これを上下で着るのではなく、上だけを羽織ってボトムスは極太のデニムやカーゴパンツを合わせるのが、現代風の着こなしです。
ビッグロゴのスウェット・トレーナー
あえてロゴがドーンと入ったスウェットを、オーバーサイズで着るのもおすすめです。ポイントは中途半端なサイズを選ばないこと。3Lや4Lといったかなり大きめのサイズを選び、ダボっと着ることでストリート感を演出できます。
女性なら、裾をリメイクしてショート丈にして、へそ出しルックにするのもY2Kスタイルとして人気があります。
刺繍入りのキャップ・ビーニー
服で取り入れるのは勇気がいるという人は、帽子から入るのがおすすめです。

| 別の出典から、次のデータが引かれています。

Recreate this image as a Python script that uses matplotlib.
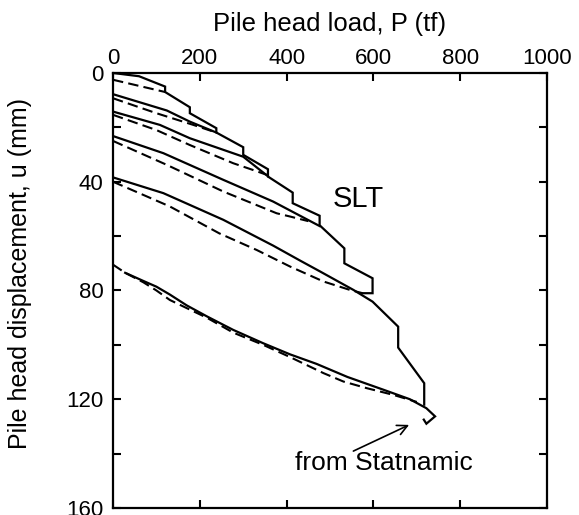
import matplotlib
matplotlib.use('Agg')
import matplotlib.pyplot as plt
from matplotlib.ticker import MultipleLocator

plt.rcParams['font.family'] = ['Liberation Sans', 'DejaVu Sans']

# SLT envelope (virgin loading with creep steps), P in tf, u in mm
env_p = [0, 60, 120, 120, 177, 177, 238, 238, 300, 300, 357, 357, 414, 414,
         476, 476, 533, 533, 598, 598, 575]
env_u = [0, 1.2, 5.0, 7.0, 12.6, 14.8, 20.3, 21.9, 27.3, 30.1, 35.4, 38.1, 44.0, 47.9,
         52.5, 56.0, 64.5, 70.0, 75.5, 81.0, 81.0]

# SLT reloading branches
reload2_p = [0, 124, 177, 238]
reload2_u = [7.8, 13.8, 17.9, 21.9]
reload3_p = [0, 108, 177, 300, 357]
reload3_u = [14.2, 19.1, 24.0, 30.8, 38.0]
reload4_p = [0, 116, 254, 369, 476]
reload4_u = [23.2, 29.5, 39.3, 47.3, 56.3]
reload5_p = [0, 116, 254, 369, 431, 477, 554, 598, 657, 657, 717, 717]
reload5_u = [38.4, 44.2, 54.0, 63.5, 69.0, 73.0, 79.8, 84.1, 93.3, 101.0, 114.1, 122.0]
last_p = [28, 70, 100, 131, 170, 216, 277, 346, 408, 469, 540, 623, 684, 722, 742, 722, 716]
last_u = [73.5, 76.5, 78.6, 81.5, 85.5, 89.5, 94.5, 99.4, 103.5, 107.0, 111.8, 116.5, 120.0,
          123.3, 126.3, 129.0, 127.5]

# dashed curves
dash1_p = [0, 120]
dash1_u = [2.5, 7.0]
dash2_p = [0, 100, 185, 230]
dash2_u = [9.3, 14.8, 19.1, 21.5]
dash3_p = [0, 100, 177, 277, 323, 355]
dash3_u = [15.4, 21.0, 26.5, 33.2, 35.7, 37.5]
dash4_p = [0, 124, 254, 377, 408, 450]
dash4_u = [25.0, 33.8, 43.6, 51.6, 52.8, 54.5]
dash5_p = [0, 131, 245, 331, 408, 485, 546, 575]
dash5_u = [40.0, 49.1, 59.0, 65.1, 71.2, 76.7, 79.8, 81.0]
dash6_p = [0, 28, 70, 100, 131, 170, 216, 277, 346, 408, 485, 531, 584, 646, 700]
dash6_u = [70.5, 73.5, 77.0, 80.0, 83.5, 86.5, 90.0, 95.5, 100.0, 104.5, 110.4, 113.5,
           115.9, 118.4, 121.0]

solid_lines = [(env_p, env_u), (reload2_p, reload2_u), (reload3_p, reload3_u),
               (reload4_p, reload4_u), (reload5_p, reload5_u), (last_p, last_u)]
dashed_lines = [(dash1_p, dash1_u), (dash2_p, dash2_u), (dash3_p, dash3_u),
                (dash4_p, dash4_u), (dash5_p, dash5_u), (dash6_p, dash6_u)]

fig = plt.figure(figsize=(5.79, 5.15), dpi=100)
ax = fig.add_axes([0.1952, 0.0136, 0.7496, 0.8447])

for p, u in solid_lines:
    ax.plot(p, u, color='black', lw=1.6, solid_joinstyle='miter')
for p, u in dashed_lines:
    ax.plot(p, u, color='black', lw=1.5, dashes=(5, 2.5))

ax.text(507, 49.3, 'SLT', fontsize=21, ha='left', va='baseline')
ax.annotate('', xy=(688, 129), xytext=(548, 139.5),
            arrowprops=dict(arrowstyle='->', color='black', lw=1.2, mutation_scale=18))
ax.text(419, 146.2, 'from Statnamic', fontsize=19, ha='left', va='baseline')

# 坐标轴
ax.set_xlim(0, 1000)
ax.set_ylim(160, 0)
ax.xaxis.set_major_locator(MultipleLocator(200))
ax.yaxis.set_major_locator(MultipleLocator(40))
ax.yaxis.set_minor_locator(MultipleLocator(20))
ax.tick_params(which='both', direction='in', top=True, bottom=True, left=True, right=True,
               labeltop=True, labelbottom=False, length=6, width=1.5, labelsize=16)
ax.tick_params(axis='y', pad=7)
ax.tick_params(axis='x', pad=3)
for s in ax.spines.values():
    s.set_linewidth(1.6)

ax.xaxis.set_label_position('top')
ax.set_xlabel('Pile head load, P (tf)', fontsize=18.5, labelpad=12)
ax.set_ylabel('Pile head displacement, u (mm)', fontsize=18)
ax.yaxis.set_label_coords(-0.187, 0.538)

plt.savefig('out.png', dpi=100)
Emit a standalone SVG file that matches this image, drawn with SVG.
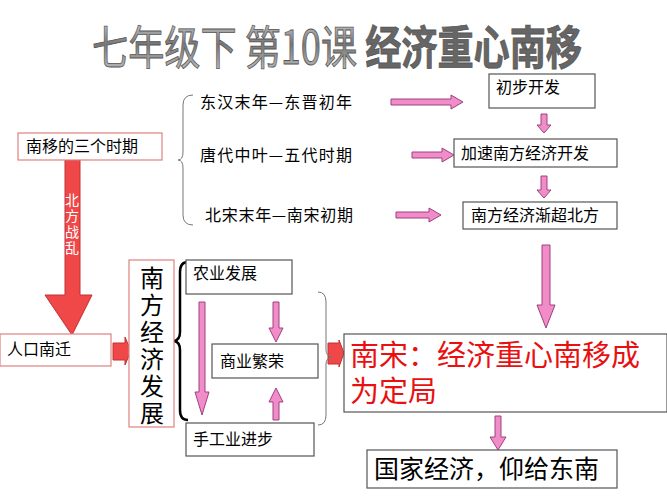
<svg xmlns="http://www.w3.org/2000/svg" width="667" height="500" viewBox="0 0 667 500">
<style>
text{font-family:"Noto Sans CJK SC","Liberation Sans",sans-serif;fill:#000}
.box{fill:#fff;stroke:#555;stroke-width:1.2}
.pk{fill:#f08cc8;stroke:#a04080;stroke-width:1}
.rd{fill:#f04848;stroke:#c03030;stroke-width:1}
.br{fill:none;stroke:#000;stroke-width:2.5}
.br2{fill:none;stroke:#777;stroke-width:1}
.t{font-size:16px}
</style>
<defs>
<linearGradient id="g" x1="0" y1="0" x2="0" y2="1">
<stop offset="0" stop-color="#eee"/><stop offset="0.5" stop-color="#777"/><stop offset="1" stop-color="#ccc"/>
</linearGradient>
</defs>
<rect width="667" height="500" fill="#fff"/>
<g id="title">
<text x="92" y="64" font-size="46" textLength="490" lengthAdjust="spacingAndGlyphs" style="fill:url(#g);stroke:#555;stroke-width:0.8">七年级下 第10课 <tspan font-weight="bold" style="fill:#666">经济重心南移</tspan></text>
</g>
<g id="connectors">
<path class="pk" d="M391,99 H451 V95 L463,102 L451,109 V105 H391 Z"/>
<path class="pk" d="M412,152 H442 V148 L454,155 L442,162 V158 H412 Z"/>
<path class="pk" d="M396,212 H429 V208 L441,215 L429,222 V218 H396 Z"/>
<path class="pk" d="M541,114 H547 V125 H551 L544,133 L537,125 H541 Z"/>
<path class="pk" d="M541,176 H547 V190 H551 L544,198 L537,190 H541 Z"/>
<path class="pk" d="M542,245 H550 V305 H555 L546,328 L537,305 H542 Z"/>
<path class="pk" d="M495,416 H501 V437 H506 L498,450 L490,437 H495 Z"/>
<path class="rd" d="M65,160 H80 V295 H92 L72,335 L45,295 H65 Z"/>
<path class="rd" d="M113,343 H125 V337 L131,351 L125,365 V360 H113 Z"/>
<path class="rd" d="M328,343 H339 V340 L344,353 L339,367 V364 H328 Z"/>
<path class="pk" d="M199,302 H205 V392 H209 L202,415 L195,392 H199 Z"/>
<path class="pk" d="M273,302 H279 V328 H283 L276,342 L269,328 H273 Z"/>
<path class="pk" d="M273,420 H279 V402 H283 L276,388 L269,402 H273 Z"/>
<path class="br" d="M188,262 Q180,262 180,272 V332 Q180,340 174,341 Q180,342 180,350 V410 Q180,420 188,420"/>
<path class="br2" d="M193,95 Q183,95 183,105 V152 Q183,160 178,160 Q183,160 183,168 V215 Q183,225 193,225"/>
<path class="br2" d="M318,292 Q326,292 326,302 V350 Q326,356 332,357 Q326,358 326,364 V415 Q326,425 318,425"/>
</g>
<g id="labels3">
<text class="t" x="200" y="108" textLength="152">东汉末年—东晋初年</text>
<text class="t" x="200" y="161" textLength="152">唐代中叶—五代时期</text>
<text class="t" x="205" y="221" textLength="148">北宋末年—南宋初期</text>
</g>
<g id="n-periods"><rect class="box" x="18" y="133" width="144" height="27" style="stroke:#e08080"/><text class="t" x="26" y="152">南移的三个时期</text></g>
<g id="n-war"><text font-size="14" x="65" y="205" style="fill:#fff">北</text><text font-size="14" x="65" y="221" style="fill:#fff">方</text><text font-size="14" x="65" y="237" style="fill:#fff">战</text><text font-size="14" x="65" y="253" style="fill:#fff">乱</text></g>
<g id="n-chubu"><rect class="box" x="489" y="74" width="106" height="34"/><text class="t" x="496" y="93">初步开发</text></g>
<g id="n-jiasu"><rect class="box" x="454" y="139" width="163" height="28"/><text class="t" x="461" y="159">加速南方经济开发</text></g>
<g id="n-jianchao"><rect class="box" x="463" y="202" width="154" height="27"/><text class="t" x="471" y="221">南方经济渐超北方</text></g>
<g id="n-renkou"><rect class="box" x="0" y="334" width="111" height="32" style="stroke:#e08080"/><text class="t" x="7" y="355">人口南迁</text></g>
<g id="n-nanfang"><rect class="box" x="129" y="260" width="45" height="167" style="stroke:#e08080"/>
<g font-size="24" text-anchor="middle"><text x="152" y="287">南</text><text x="152" y="314">方</text><text x="152" y="341">经</text><text x="152" y="368">济</text><text x="152" y="395">发</text><text x="152" y="422">展</text></g></g>
<g id="n-nongye"><rect class="box" x="186" y="260" width="106" height="34"/><text class="t" x="193" y="279">农业发展</text></g>
<g id="n-shangye"><rect class="box" x="212" y="344" width="106" height="34"/><text class="t" x="220" y="367">商业繁荣</text></g>
<g id="n-shougong"><rect class="box" x="186" y="423" width="128" height="33"/><text class="t" x="193" y="445">手工业进步</text></g>
<g id="n-nansong"><rect class="box" x="344" y="334" width="323" height="78"/><text font-size="29" x="350" y="366" style="fill:#e81010">南宋：经济重心南移成</text><text font-size="29" x="350" y="402" style="fill:#e81010">为定局</text></g>
<g id="n-guojia"><rect class="box" x="367" y="450" width="250" height="38"/><text font-size="25" x="374" y="478">国家经济，仰给东南</text></g>
</svg>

バッドボーイのロゴはキャップとの相性が抜群によく、シンプルな服装のアクセントとして機能します。
特にニット帽(ビーニー)は、スケーターファッションやストリートスタイルの必須アイテムとして、違和感なく取り入れられます。
まとめ
バッドボーイの服はダサいのか。その答えは、誰がどう着るかによって180度変わります。
何も考えずに着れば、量販店のジャージや過去のヤンキーファッションに見えてしまい、ダサいという評価を受けることになります。特に30代以上の人が当時の感覚のまま着るのは危険です。
しかし、今のトレンドであるY2Kやストリートファッションの文脈を理解し、あえてハズしアイテムとして取り入れるなら、これほど面白くてクールなブランドはありません。
ダサいと言われることさえもスパイスに変えて楽しむ。そんなファッションの遊び心を持っている人にとって、バッドボーイは最高の相棒になるはずです。
世間の評判を気にしすぎず、自分のスタイルに合うかどうかで判断してみてください。もしあなたがバッドボーイの持つ独特の不良っぽさやレトロな空気に惹かれているなら、それは間違いなく買いのタイミングです。